Since Tom's language and communication were limited, it was hard to tell when his awareness of his condition occurred/developed. He tended to be content in solitary play, but welcomed interaction with family and to some degree, preschool classmates. He spent a lot of time listening to music and playing with musical toys. When he was 7 years old he repeatedly asked for a piano. There's a fantastic story about how we acquired one, but I won't go into it here. Needless to say, he started to play it immediately and we engaged a teacher who understood that teaching by example worked better than a lecture approach. Fast forward to today and Tom has just retired from a full-time civil service job (another story), and has been performing in public for over 35 years, playing guitar, keyboards and bass and currently learning harmonica and Irish tin whistle. He played trumpet in school band as well as experimenting with saxophone, drums and fiddle.
Here I would like to spotlight one of Tom's original songs, the only one he's ever written about his disability, called The Hard Way. It was written in 1988, a year before he graduated from high school and while he was in the Coalition for Disabled Musicians. His band played it with him often and he recorded it as well, playing all the instruments and doing all the vocals.

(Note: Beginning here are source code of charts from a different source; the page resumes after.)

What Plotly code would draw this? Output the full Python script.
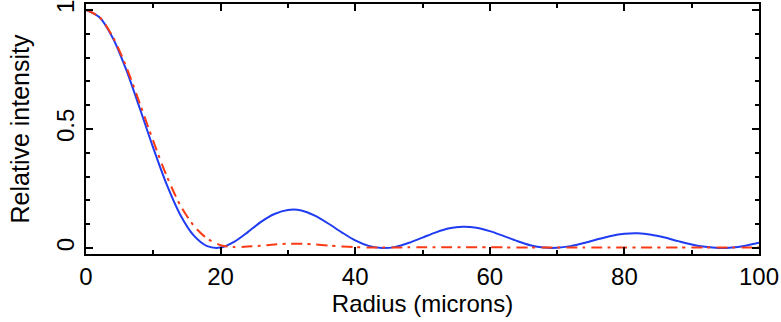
import plotly.graph_objects as go

radius = [0, 2, 4, 6, 8, 10, 12, 14, 16, 18, 20, 22, 24, 26, 28, 30, 32, 34, 36, 38, 40,
          42, 44, 46, 48, 50, 52, 54, 56, 58, 60, 62, 64, 66, 68, 70, 72, 74, 76, 78, 80,
          82, 84, 86, 88, 90, 92, 94, 96, 98, 100]

bessel_beam = [1.0, 0.969, 0.881, 0.747, 0.586, 0.420, 0.266, 0.140, 0.053, 0.008, 0.002,
               0.026, 0.066, 0.110, 0.143, 0.160, 0.158, 0.136, 0.103, 0.066, 0.032,
               0.009, 0.000, 0.005, 0.022, 0.044, 0.066, 0.083, 0.089, 0.085, 0.071,
               0.051, 0.030, 0.012, 0.002, 0.001, 0.008, 0.021, 0.037, 0.051, 0.060,
               0.062, 0.056, 0.044, 0.029, 0.015, 0.005, 0.000, 0.002, 0.010, 0.022]

gaussian_spot = [1.0, 0.970, 0.886, 0.760, 0.607, 0.449, 0.302, 0.180, 0.094, 0.040, 0.012,
                 0.004, 0.006, 0.010, 0.015, 0.018, 0.018, 0.015, 0.011, 0.007, 0.004,
                 0.002, 0.002, 0.002, 0.003, 0.003, 0.003, 0.003, 0.003, 0.003, 0.003,
                 0.003, 0.002, 0.002, 0.002, 0.002, 0.002, 0.002, 0.002, 0.002, 0.002,
                 0.002, 0.002, 0.002, 0.002, 0.002, 0.002, 0.002, 0.002, 0.002, 0.002]

x_ticks = [0, 20, 40, 60, 80, 100]
y_ticks = [0, 0.5, 1]
y_tick_text = ["0", "0.5", "1"]

FONT = "Liberation Sans, Arial, Helvetica, sans-serif"

fig = go.Figure()
fig.add_trace(go.Scatter(x=radius, y=bessel_beam, mode="lines",
                         line=dict(color="#1f3cf2", width=2, shape="spline", smoothing=0.8),
                         showlegend=False))
fig.add_trace(go.Scatter(x=radius, y=gaussian_spot, mode="lines",
                         line=dict(color="#fa3a14", width=2, shape="spline", smoothing=0.8,
                                   dash="11px,5px,3px,6px"),
                         showlegend=False))

fig.update_layout(
    width=781, height=322,
    margin=dict(l=86, r=22, t=4, b=68),
    paper_bgcolor="white", plot_bgcolor="white",
    font=dict(family=FONT, size=24, color="black"),
    xaxis=dict(range=[0, 100], tickvals=x_ticks, ticks="inside", ticklen=7, tickwidth=1.5,
               tickcolor="black", showline=True, linewidth=2, linecolor="black",
               mirror="allticks", showgrid=False, zeroline=False, automargin=False,
               ticklabeloverflow="allow",
               minor=dict(dtick=10, tick0=0, ticks="inside", ticklen=4, tickwidth=1.5,
                          tickcolor="black", showgrid=False),
               title=dict(text="Radius (microns)", standoff=1, font=dict(size=24)),
               tickfont=dict(size=24)),
    yaxis=dict(range=[-0.025, 1.025], tickvals=y_ticks, ticktext=y_tick_text,
               ticks="inside", ticklen=7, tickwidth=1.5, tickangle=-90,
               tickcolor="black", showline=True, linewidth=2, linecolor="black",
               mirror="allticks", showgrid=False, zeroline=False, automargin=False,
               ticklabeloverflow="allow",
               minor=dict(dtick=0.1, tick0=0, ticks="inside", ticklen=4, tickwidth=1.5,
                          tickcolor="black", showgrid=False),
               title=dict(text="Relative intensity", standoff=16, font=dict(size=25)),
               tickfont=dict(size=24)),
)

fig.write_html("out.html", config={"displayModeBar": False},
               post_script="document.body.style.margin='0';document.body.style.padding='0';")
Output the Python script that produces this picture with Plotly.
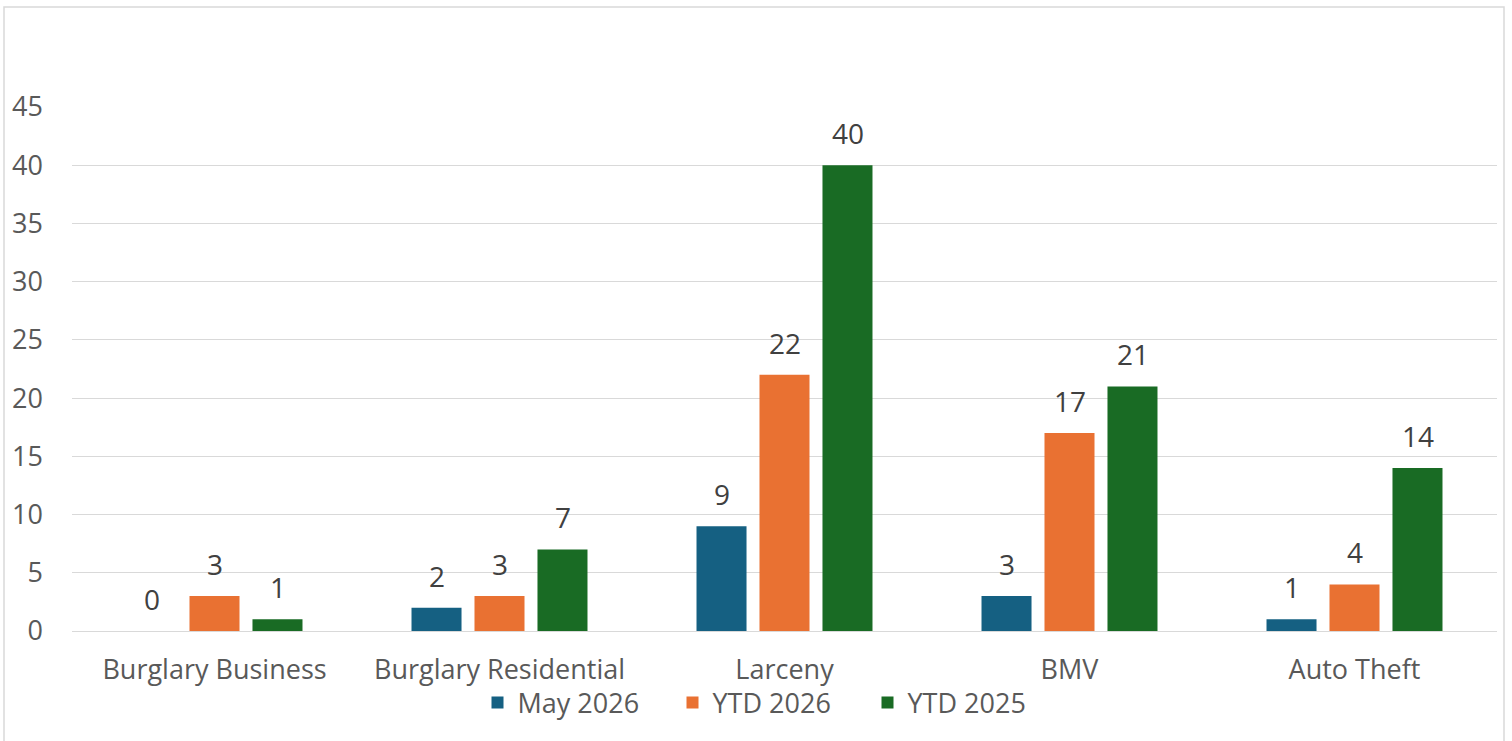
import plotly.graph_objects as go

categories = ["Burglary Business", "Burglary Residential", "Larceny", "BMV", "Auto Theft"]
may_2026 = [0, 2, 9, 3, 1]
ytd_2026 = [3, 3, 22, 17, 4]
ytd_2025 = [1, 7, 40, 21, 14]
series_names = ["May 2026", "YTD 2026", "YTD 2025"]
series_values = [may_2026, ytd_2026, ytd_2025]
series_colors = ["#156082", "#E97132", "#196B24"]
y_ticks = [0, 5, 10, 15, 20, 25, 30, 35, 40, 45]

FONT = "Open Sans"
FS = 27
W, H = 1512, 741
ML, MR, MT, MB = 72, 15, 107, 110

fig = go.Figure()
for name, vals, col in zip(series_names, series_values, series_colors):
    fig.add_trace(go.Bar(name=name, x=categories, y=vals, marker_color=col,
                         marker_line_width=0))

# data labels above bars
slot = 63
annotations = []
for i, vals in enumerate(series_values):
    for c, v in zip(categories, vals):
        annotations.append(dict(x=c, y=v, xref="x", yref="y", text=str(v),
                                showarrow=False, xshift=(i - 1) * slot, yshift=32,
                                yanchor="middle",
                                font=dict(family=FONT, size=FS + 1, color="#404040")))

pw = W - ML - MR
ph = H - MT - MB
fig.update_layout(
    width=W, height=H,
    margin=dict(l=ML, r=MR, t=MT, b=MB, autoexpand=False),
    paper_bgcolor="white", plot_bgcolor="white",
    barmode="group", bargap=0.337, bargroupgap=0.206,
    font=dict(family=FONT, size=FS, color="#595959"),
    showlegend=True,
    legend=dict(orientation="h", x=(770 - ML) / pw, xanchor="center",
                y=(H - MB - 703) / ph, yanchor="middle",
                bgcolor="rgba(0,0,0,0)",
                font=dict(family=FONT, size=FS, color="#595959"),
                itemclick=False, traceorder="normal", itemwidth=30,
                entrywidth=150, entrywidthmode="pixels"),
    annotations=annotations,
    shapes=[dict(type="rect", xref="paper", yref="paper",
                 x0=(4 - ML) / pw, x1=(1504 - ML) / pw,
                 y0=(H - MB - 760) / ph, y1=(H - MB - 7) / ph,
                 line=dict(color="#D9D9D9", width=1.5), fillcolor="rgba(0,0,0,0)",
                 layer="below")],
)
fig.update_xaxes(showgrid=False, showline=False, zeroline=False, ticks="",
                 ticklabelstandoff=20, tickangle=0, automargin=False,
                 tickfont=dict(family=FONT, size=FS, color="#595959"))
fig.update_yaxes(range=[0, 45], tickvals=y_ticks, showgrid=True, gridcolor="#D9D9D9",
                 gridwidth=1.3, zeroline=True, zerolinecolor="#D9D9D9", zerolinewidth=1.3,
                 showline=False, ticks="", ticklabelstandoff=28, automargin=False,
                 tickfont=dict(family=FONT, size=FS, color="#595959"))

fig.write_html("out.html")
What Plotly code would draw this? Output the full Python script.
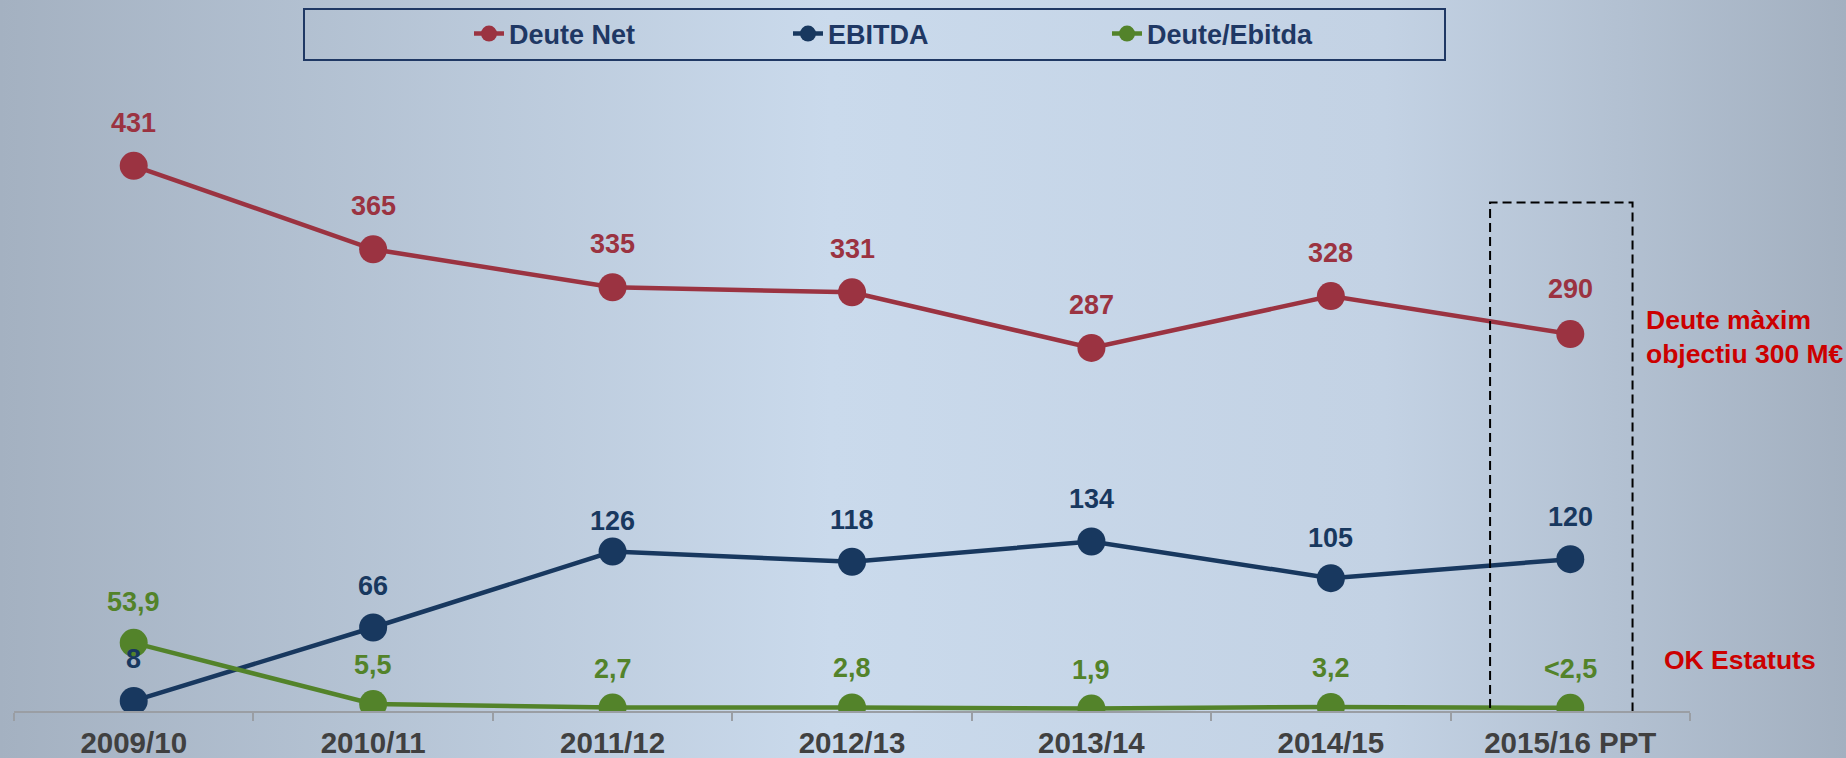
import plotly.graph_objects as go


FONT_FAMILY = "Arial, Liberation Sans, sans-serif"
CATEGORIES = ["2009/10", "2010/11", "2011/12", "2012/13", "2013/14", "2014/15", "2015/16 PPT"]

# Values (M€ and ratio share one axis)
SERIES = [
    dict(
        label="Deute Net",
        values=[431, 365, 335, 331, 287, 328, 298],
        texts=["431", "365", "335", "331", "287", "328", "290"],
        color="#9B3341",
        shift=[43, 43, 43, 43, 43, 43, 45],
    ),
    dict(
        label="EBITDA",
        values=[8, 66, 126, 118, 134, 105, 120],
        texts=["8", "66", "126", "118", "134", "105", "120"],
        color="#18385F",
        shift=[42, 42, 31, 42, 42, 40, 42],
    ),
    dict(
        label="Deute/Ebitda",
        values=[53.9, 5.5, 2.7, 2.8, 1.9, 3.2, 2.5],
        texts=["53,9", "5,5", "2,7", "2,8", "1,9", "3,2", "<2,5"],
        color="#53832A",
        shift=[41, 39, 39, 39, 39, 39, 39],
    ),
]


def _add_background(fig: go.Figure) -> None:
    """
    Paint the slide-like gradient behind the chart (drawn on its own subplot).
    """
    fig.add_trace(
        go.Scatter(
            x=[0, 1, 1, 0, 0],
            y=[0, 0, 1, 1, 0],
            mode="lines",
            line=dict(width=0),
            fill="toself",
            fillgradient=dict(
                type="horizontal",
                colorscale=[[0, "#A4B1C1"], [0.45, "#CADAEC"], [0.75, "#C3D2E4"], [1, "#A3B0C0"]],
            ),
            hoverinfo="skip",
            showlegend=False,
            xaxis="x",
            yaxis="y",
        )
    )


def plot_debt_chart(width: int = 1846, height: int = 758) -> go.Figure:
    """
    Plot net debt, EBITDA and their ratio per season.

    Parameters
    ----------
    width : int, optional
        Figure width in pixels.
    height : int, optional
        Figure height in pixels.

    Returns
    -------
    go.Figure
    """
    fig = go.Figure()
    _add_background(fig)

    for s in SERIES:
        fig.add_trace(
            go.Scatter(
                x=CATEGORIES,
                y=s["values"],
                mode="lines+markers",
                name=s["label"],
                line=dict(color=s["color"], width=4.5),
                marker=dict(color=s["color"], size=28),
                xaxis="x2",
                yaxis="y2",
            )
        )
        # Value labels above each point
        for cat, val, txt, dy in zip(CATEGORIES, s["values"], s["texts"], s["shift"]):
            fig.add_annotation(
                x=cat,
                y=val,
                xref="x2",
                yref="y2",
                text=txt,
                showarrow=False,
                yshift=dy,
                font=dict(family=FONT_FAMILY, size=27, color=s["color"], weight="bold"),
            )

    # Dashed box around the budget season
    fig.add_shape(
        type="rect",
        xref="x2",
        yref="y2",
        x0=5.665,
        x1=6.26,
        y0=-9.5,
        y1=402,
        line=dict(color="black", width=2, dash="9px,5px"),
    )
    # Legend frame
    fig.add_shape(
        type="rect",
        xref="paper",
        yref="paper",
        x0=304 / width,
        x1=1445 / width,
        y0=1 - 60 / height,
        y1=1 - 9 / height,
        line=dict(color="#1F3864", width=2),
    )

    note_font = dict(family=FONT_FAMILY, size=26.5, color="#CC0000", weight="bold")
    fig.add_annotation(
        x=1644 / width, y=1 - 337 / height, xref="paper", yref="paper",
        text="Deute màxim<br>objectiu 300 M€", showarrow=False, align="left",
        xanchor="left", yanchor="middle", font=note_font,
    )
    fig.add_annotation(
        x=1662 / width, y=1 - 660 / height, xref="paper", yref="paper",
        text="OK Estatuts", showarrow=False, align="left",
        xanchor="left", yanchor="middle", font=note_font,
    )

    fig.update_layout(
        width=width,
        height=height,
        margin=dict(l=0, r=0, t=0, b=0),
        paper_bgcolor="#B8C6D7",
        plot_bgcolor="rgba(0,0,0,0)",
        showlegend=True,
        hovermode=False,
        xaxis=dict(domain=[0, 1], range=[0, 1], visible=False, fixedrange=True),
        yaxis=dict(domain=[0, 1], range=[0, 1], visible=False, fixedrange=True),
        xaxis2=dict(
            domain=[14 / width, 1690 / width],
            anchor="y2",
            type="category",
            range=[-0.5, 6.5],
            showline=True,
            linecolor="#9A9EA4",
            linewidth=2,
            ticks="outside",
            tickson="boundaries",
            ticklen=8,
            tickwidth=2,
            tickcolor="#9A9EA4",
            showgrid=False,
            zeroline=False,
            ticklabelstandoff=5,
            tickfont=dict(family=FONT_FAMILY, size=29.5, color="#404040", weight="bold"),
        ),
        yaxis2=dict(
            domain=[47 / height, 1],
            anchor="x2",
            range=[0, 711 / 1.265],
            visible=False,
        ),
        legend=dict(
            orientation="h",
            x=469 / width,
            y=1 - 34 / height,
            xanchor="left",
            yanchor="middle",
            bgcolor="rgba(0,0,0,0)",
            entrywidth=274,
            font=dict(family=FONT_FAMILY, size=27, color="#1F3864", weight="bold"),
        ),
    )

    return fig


fig = plot_debt_chart()
# page margin off so the figure fills the window; no modebar
fig.write_html(
    "out.html",
    config={"displayModeBar": False},
    post_script="document.body.style.margin = '0';",
)
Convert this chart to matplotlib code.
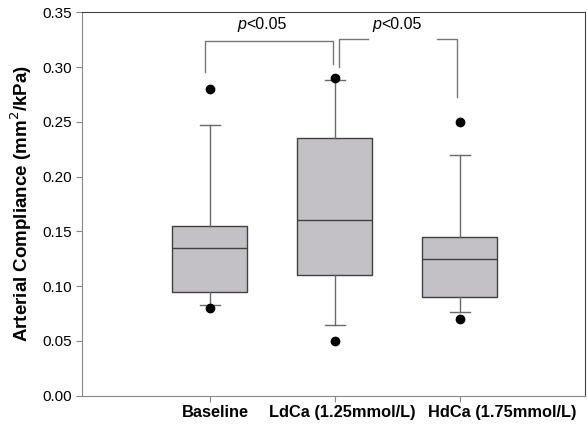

After hearing this for the first time, I realized how far he had come in his awareness of his condition and how maturely he has accepted it and how positive in outlook he remains. I am in awe of his courage and strength. I asked him about the identity of the person in the song's chorus where he says "holding on to you" and he said, "That's you Mom." That's where I lost it and the song still brings me to tears. I have reprinted the lyrics below for everyone out there. I think it's an amazing tribute to all the folks doing it "The Hard Way." Keep on keeping on.
THE HARD WAY, by Tom Ryan
Copyright 1988 – words and music
VERSE 1
Walking by the ocean, down by the sea
Wondering to myself, what will become of me
I have so far to go, but I’m a full-grown man
This life is not so very easy, but I’ll try to do the best I can
CHORUS
I’m doing it the hard way, holding on to you
I’m trying hard to be patient, I’ll try to understand
I’m doing it the hard way, knowing what this world is about
When you want to learn something that’s not easy
You’ll just have to do it the hard way
VERSE 2
Turn on the radio, turn on the tv
We’ll find out what this world is like
Just between you and me
Listen to the forecast, listen to the news
We’ll find out what happens tomorrow
And we’ll find out what to do
CHORUS
Instrumental Break
VERSE 3
Out in the street, out in the world
There’s so much going on out there
I’ve got to find out what it is
So what is wrong, and what is right?
How will I ever know, if I am learning the truth?